Because, she also has no truck with saving stuff for best. What does it say about your self-esteem if, in your own home, even you are not good enough to use the good stuff every day?
So she takes the tropes we know – it’s not about having the perfect instagram home, or buying dozens of pretty baskets to store stuff, but about working out which things tell your story and how you want to curate your corner of the world for your own wellbeing – and backs them up with well reasoned, persuasive, often scientific arguments. And even Sophie, who reckons her inventory would run to 600,000 items and who is a self-confessed “flicker not a reader” is drawn in.
Michelle then takes you through the main rooms of the house (there are four zones) and with questionnaires and lists to help you work out your perfect palette. This is detailed and will either give you a perfect roadmap or make you feel that you aren’t quite ready for this level of detail (although it still makes fascinating reading). In short each room has 28 notes – six colours of which one must be white, two accent colours, two metallics, two woods, three signature finishes (eg marble or gloss) two humble textures (such as rattan or sisal) six fabric textures, two stones and three tiles. And before you panic, if you actually were to itemise all these things in one room you might have most of them already and this is for a whole house.

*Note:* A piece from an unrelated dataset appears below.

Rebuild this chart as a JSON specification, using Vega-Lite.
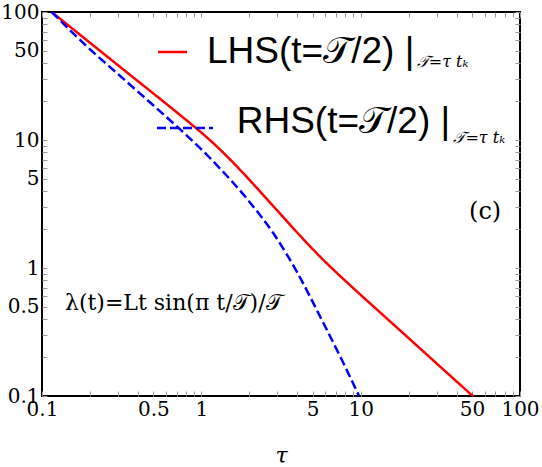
{
  "$schema": "https://vega.github.io/schema/vega-lite/v6.json",
  "width": 478,
  "height": 384,
  "autosize": {"type": "none"},
  "padding": {"left": 42, "top": 12, "right": 22, "bottom": 71},
  "background": "white",
  "config": {
    "view": {"stroke": "black", "strokeWidth": 2},
    "axis": {"grid": false, "domain": false, "labelFont": "DejaVu Serif", "labelFontSize": 20, "labelColor": "black", "tickColor": "#999", "tickSize": -5, "tickWidth": 1}
  },
  "resolve": {"axis": {"x": "independent", "y": "independent"}},
  "datasets": {
    "curves": [
      {"tau": 0.115, "value": 100, "series": "LHS"},
      {"tau": 0.3162, "value": 36.4, "series": "LHS"},
      {"tau": 0.7943, "value": 14.49, "series": "LHS"},
      {"tau": 1.0, "value": 11.43, "series": "LHS"},
      {"tau": 1.2589, "value": 8.83, "series": "LHS"},
      {"tau": 1.5849, "value": 6.65, "series": "LHS"},
      {"tau": 1.9953, "value": 4.91, "series": "LHS"},
      {"tau": 2.5119, "value": 3.58, "series": "LHS"},
      {"tau": 3.1623, "value": 2.61, "series": "LHS"},
      {"tau": 3.981, "value": 1.9, "series": "LHS"},
      {"tau": 5.0119, "value": 1.4, "series": "LHS"},
      {"tau": 6.31, "value": 1.05, "series": "LHS"},
      {"tau": 7.943, "value": 0.802, "series": "LHS"},
      {"tau": 12.589, "value": 0.476, "series": "LHS"},
      {"tau": 19.953, "value": 0.284, "series": "LHS"},
      {"tau": 31.623, "value": 0.169, "series": "LHS"},
      {"tau": 51.0, "value": 0.099, "series": "LHS"},
      {"tau": 0.115, "value": 100, "series": "RHS"},
      {"tau": 0.1995, "value": 51.3, "series": "RHS"},
      {"tau": 0.3162, "value": 30.9, "series": "RHS"},
      {"tau": 0.5012, "value": 18.6, "series": "RHS"},
      {"tau": 0.7943, "value": 11.09, "series": "RHS"},
      {"tau": 1.0, "value": 8.45, "series": "RHS"},
      {"tau": 1.2589, "value": 6.31, "series": "RHS"},
      {"tau": 1.9953, "value": 3.31, "series": "RHS"},
      {"tau": 2.818, "value": 1.884, "series": "RHS"},
      {"tau": 3.981, "value": 0.933, "series": "RHS"},
      {"tau": 5.623, "value": 0.407, "series": "RHS"},
      {"tau": 7.943, "value": 0.172, "series": "RHS"},
      {"tau": 9.772, "value": 0.1, "series": "RHS"}
    ],
    "legendlines": [
      {"x1": 0.535, "x2": 0.813, "y": 48.7, "series": "LHS"},
      {"x1": 0.527, "x2": 1.184, "y": 12.4, "series": "RHS"}
    ],
    "bigtext": [
      {"tau": 1.086, "value": 40.2, "label": "LHS(t=𝒯/2) |"},
      {"tau": 1.667, "value": 11.3, "label": "RHS(t=𝒯/2) |"}
    ],
    "subtext": [
      {"tau": 22.5, "value": 37.2, "label": "𝒯=τ tₖ"},
      {"tau": 38.2, "value": 9.42, "label": "𝒯=τ tₖ"}
    ],
    "tag": [
      {"tau": 60.4, "value": 2.74, "label": "(c)"}
    ],
    "formula": [
      {"tau": 0.1394, "value": 0.533, "label": "λ(t)=Lt sin(π t/𝒯)/𝒯"}
    ]
  },
  "layer": [
    {
      "data": {"name": "curves"},
      "mark": {"type": "line", "strokeWidth": 2.5, "clip": true, "interpolate": "monotone"},
      "encoding": {
        "x": {"field": "tau", "type": "quantitative",
              "scale": {"type": "log", "domain": [0.1, 100], "nice": false},
              "axis": {"orient": "bottom", "title": "τ", "titleFont": "DejaVu Serif", "titleFontStyle": "italic", "titleFontWeight": "normal", "titleFontSize": 22, "titlePadding": 26,
                       "values": [0.1,0.2,0.3,0.4,0.5,0.6,0.7,0.8,0.9,1,2,3,4,5,6,7,8,9,10,20,30,40,50,60,70,80,90,100],
                       "labelExpr": "indexof([0.1,0.5,1,5,10,50,100], datum.value) >= 0 ? datum.label : ''",
                       "labelPadding": 8, "labelFlush": false, "labelOverlap": false}},
        "y": {"field": "value", "type": "quantitative",
              "scale": {"type": "log", "domain": [0.1, 100], "nice": false},
              "axis": {"orient": "left", "title": null,
                       "values": [0.1,0.2,0.3,0.4,0.5,0.6,0.7,0.8,0.9,1,2,3,4,5,6,7,8,9,10,20,30,40,50,60,70,80,90,100],
                       "labelExpr": "indexof([0.1,0.5,1,5,10,50,100], datum.value) >= 0 ? datum.label : ''",
                       "labelPadding": 8, "labelFlush": false, "labelOverlap": false}},
        "color": {"field": "series", "type": "nominal", "scale": {"domain": ["LHS", "RHS"], "range": ["#ff0000", "#0000ff"]}, "legend": null},
        "strokeDash": {"field": "series", "type": "nominal", "scale": {"domain": ["LHS", "RHS"], "range": [[1, 0], [9, 4]]}, "legend": null}
      }
    },
    {
      "data": {"name": "legendlines"},
      "mark": {"type": "rule", "strokeWidth": 2.5},
      "encoding": {
        "x": {"field": "x1", "type": "quantitative", "axis": null},
        "x2": {"field": "x2"},
        "y": {"field": "y", "type": "quantitative", "axis": null},
        "color": {"field": "series", "type": "nominal", "legend": null},
        "strokeDash": {"field": "series", "type": "nominal", "legend": null}
      }
    },
    {
      "data": {"name": "bigtext"},
      "mark": {"type": "text", "font": "Liberation Sans", "fontSize": 37, "align": "left", "baseline": "alphabetic", "color": "black"},
      "encoding": {
        "x": {"field": "tau", "type": "quantitative", "axis": null},
        "y": {"field": "value", "type": "quantitative", "axis": null},
        "text": {"field": "label"}
      }
    },
    {
      "data": {"name": "subtext"},
      "mark": {"type": "text", "font": "DejaVu Serif", "fontStyle": "italic", "fontSize": 16, "align": "left", "baseline": "alphabetic", "color": "black"},
      "encoding": {
        "x": {"field": "tau", "type": "quantitative", "axis": null},
        "y": {"field": "value", "type": "quantitative", "axis": null},
        "text": {"field": "label"}
      }
    },
    {
      "data": {"name": "tag"},
      "mark": {"type": "text", "font": "DejaVu Serif", "fontSize": 24, "align": "center", "baseline": "middle", "color": "black"},
      "encoding": {
        "x": {"field": "tau", "type": "quantitative", "axis": null},
        "y": {"field": "value", "type": "quantitative", "axis": null},
        "text": {"field": "label"}
      }
    },
    {
      "data": {"name": "formula"},
      "mark": {"type": "text", "font": "DejaVu Serif", "fontSize": 22, "align": "left", "baseline": "middle", "color": "black"},
      "encoding": {
        "x": {"field": "tau", "type": "quantitative", "axis": null},
        "y": {"field": "value", "type": "quantitative", "axis": null},
        "text": {"field": "label"}
      }
    },
    {
      "data": {"values": [{"tau": 1, "value": 1}]},
      "mark": {"type": "point", "opacity": 0},
      "encoding": {
        "x": {"field": "tau", "type": "quantitative", "axis": {"orient": "top", "title": null, "labels": false,
              "values": [0.1,0.2,0.3,0.4,0.5,0.6,0.7,0.8,0.9,1,2,3,4,5,6,7,8,9,10,20,30,40,50,60,70,80,90,100]}},
        "y": {"field": "value", "type": "quantitative", "axis": {"orient": "right", "title": null, "labels": false,
              "values": [0.1,0.2,0.3,0.4,0.5,0.6,0.7,0.8,0.9,1,2,3,4,5,6,7,8,9,10,20,30,40,50,60,70,80,90,100]}}
      }
    }
  ]
}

This is just a snapshot but another key point is that she urges you to consider the purpose of each room. Too often, for example the sitting room can become aimless as its purpose can change from person to person and house to house so it ends up being the room where we mindlessly eat, watch and scroll through our phones. If it’s about properly relaxing in there then buy the biggest sofa you can fit in the space and “let it hug you”.
And that is quite possibly the soundest piece of advice I have heard over the last three weeks.